Russia knows this as well as everyone else. Putin gives it lip serviced to try and keep everyone talking. But, the Ukrainian nationalists that run the country don’t want the Donbass back in the fold unless as their effective slaves to be ground into paste.
The Donbass isn’t going to be ruled by Kiev under those, or likely any, conditions. So, this idea that Minsk II is somehow the framework for a deal is still nothing more than vacuous diplo-speak because Trump doesn’t have a solution that doesn’t involve reunification with Russia.
We’re hearing more and more noise from Novorussia that there will be referendums on reunification with Russia later this year or early in 2018. Once talks break down again we’ll see this situation push towards that practical solution.
With the LPR and DPR already issuing their own passports, ID’s and the like and using the Ruble as their currency, are they even part of Ukraine anymore in any practical sense?
No, they aren’t. And so, the appointment of Volker will feed McCain’s paranoia about Russia. When talks break down he’ll marshal Congress to approve billions more to resist ‘Russian aggression against Ukrainian freedom fighters’ or some such puerile nonsense.

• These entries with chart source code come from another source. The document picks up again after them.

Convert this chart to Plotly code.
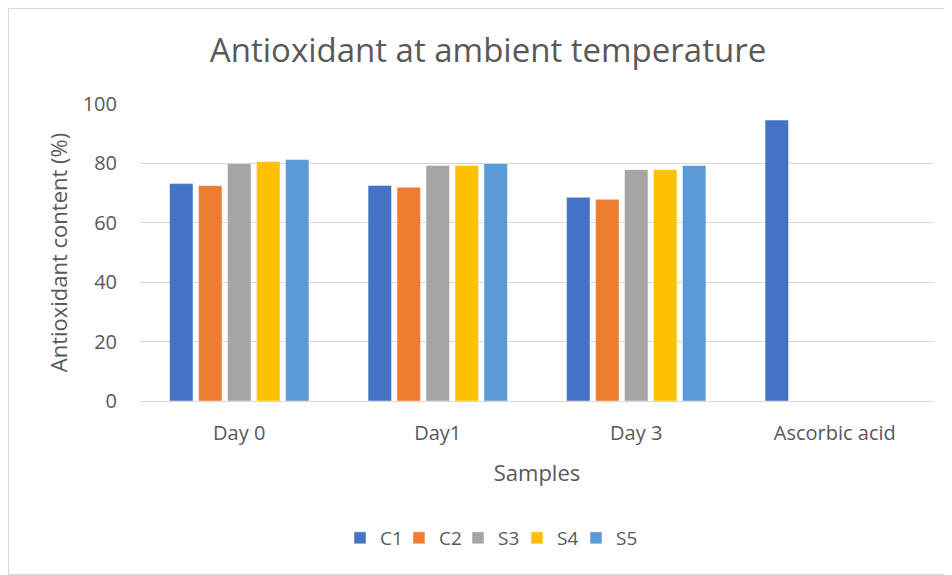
import plotly.graph_objects as go

categories = ["Day 0", "Day1", "Day 3", "Ascorbic acid"]
series_names = ["C1", "C2", "S3", "S4", "S5"]
c1 = [73.2, 72.6, 68.6, 94.6]
c2 = [72.5, 72.0, 67.9, None]
s3 = [80.0, 79.3, 77.9, None]
s4 = [80.6, 79.3, 77.9, None]
s5 = [81.3, 80.0, 79.3, None]
y_ticks = [0, 20, 40, 60, 80, 100]

colors = ["#4472C4", "#ED7D31", "#A5A5A5", "#FFC000", "#5B9BD5"]
font_family = "'Open Sans', sans-serif"
text_color = "#595959"

W, H = 944, 567
ML, MR, MT, MB = 132, 18, 96, 174
PW, PH = W - ML - MR, H - MT - MB

fig = go.Figure()
for name, vals, col in zip(series_names, [c1, c2, s3, s4, s5], colors):
    fig.add_trace(go.Bar(
        x=categories, y=vals, name=name,
        marker=dict(color=col, line=dict(color="rgba(255,255,255,0.6)", width=0.8)),
    ))
# invisible spacer so that the last legend label is not clipped
fig.add_trace(go.Scatter(x=[None], y=[None], mode="markers", name=" ",
                         marker=dict(color="rgba(0,0,0,0)"), hoverinfo="skip"))

fig.update_layout(
    width=W, height=H,
    margin=dict(l=ML, r=MR, t=MT, b=MB),
    paper_bgcolor="white", plot_bgcolor="white",
    barmode="group", bargap=0.27, bargroupgap=0.19,
    font=dict(family=font_family, color=text_color, size=18),
    title=dict(text="Antioxidant at ambient temperature", x=480 / W, xanchor="center",
               y=1 - 42 / H, yanchor="middle", yref="container",
               font=dict(size=33, color=text_color, family=font_family)),
    showlegend=True,
    legend=dict(orientation="h", x=(332 - ML) / PW, xanchor="left", y=(H - MB - 530) / PH,
                yanchor="middle", font=dict(size=19, color=text_color),
                entrywidth=14, entrywidthmode="pixels", traceorder="normal"),
    xaxis=dict(showgrid=False, showline=False, ticks="", ticklabelstandoff=18,
               tickfont=dict(size=20, color=text_color),
               title=dict(text="Samples", font=dict(size=22, color=text_color), standoff=20)),
    yaxis=dict(range=[0, 100], tickvals=y_ticks, showgrid=True, gridcolor="#D9D9D9", gridwidth=1,
               zeroline=True, zerolinecolor="#D9D9D9", zerolinewidth=1, showline=False,
               ticks="", ticklabelstandoff=22,
               tickfont=dict(size=20, color=text_color),
               title=dict(text="Antioxidant content (%)", font=dict(size=22, color=text_color), standoff=8)),
    shapes=[dict(type="rect", xref="paper", yref="paper",
                 x0=(0.5 - ML) / PW, x1=(W - 1 - ML) / PW,
                 y0=-(MB - 0.5) / PH, y1=1 + (MT - 0.5) / PH,
                 line=dict(color="#D9D9D9", width=1), fillcolor="rgba(0,0,0,0)", layer="below")],
)

fig.write_html("out.html")
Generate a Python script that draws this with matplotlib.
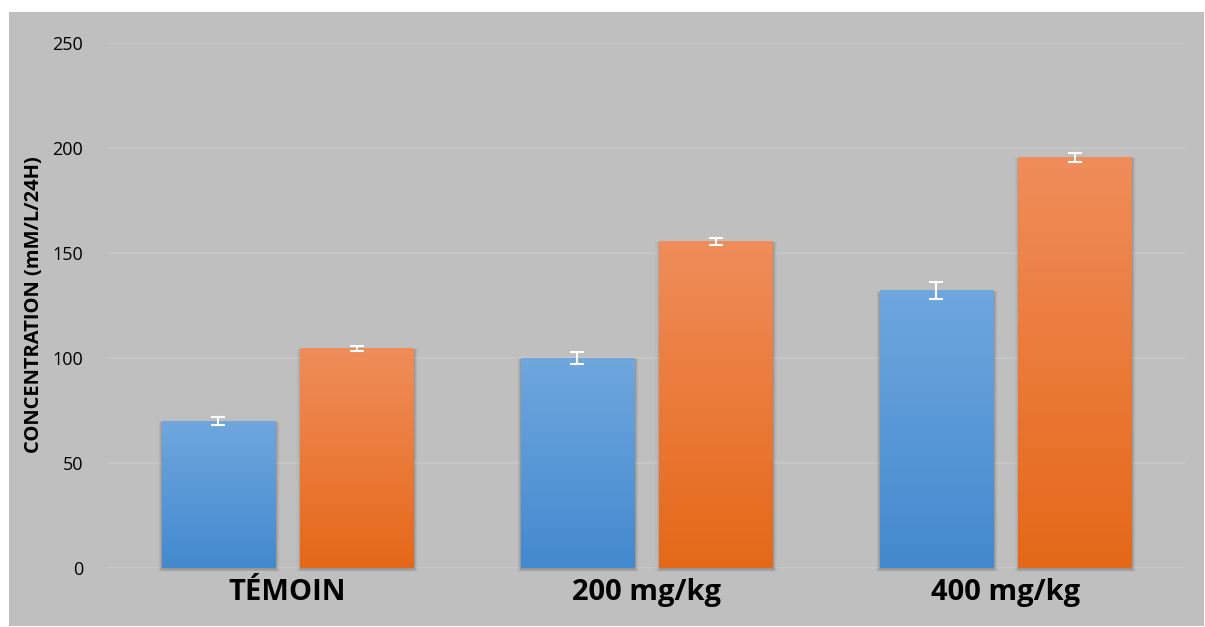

Maybe Volker is Trump’s acknowledgment that Ukraine is a no-win situation and to let it play out as it needs to. Because once the LPR and DPR reunify with Russia the area will be at peace once Russian troops formally move in to fortify the contact line.
At that point Poroshenko and the Banderista crazies in Kiev will turn on each other.
Because in no way do I see John McCain forcing Donald Trump to prosecute a war with Russia over this issue.
Winning by losing I guess. If it works out that way.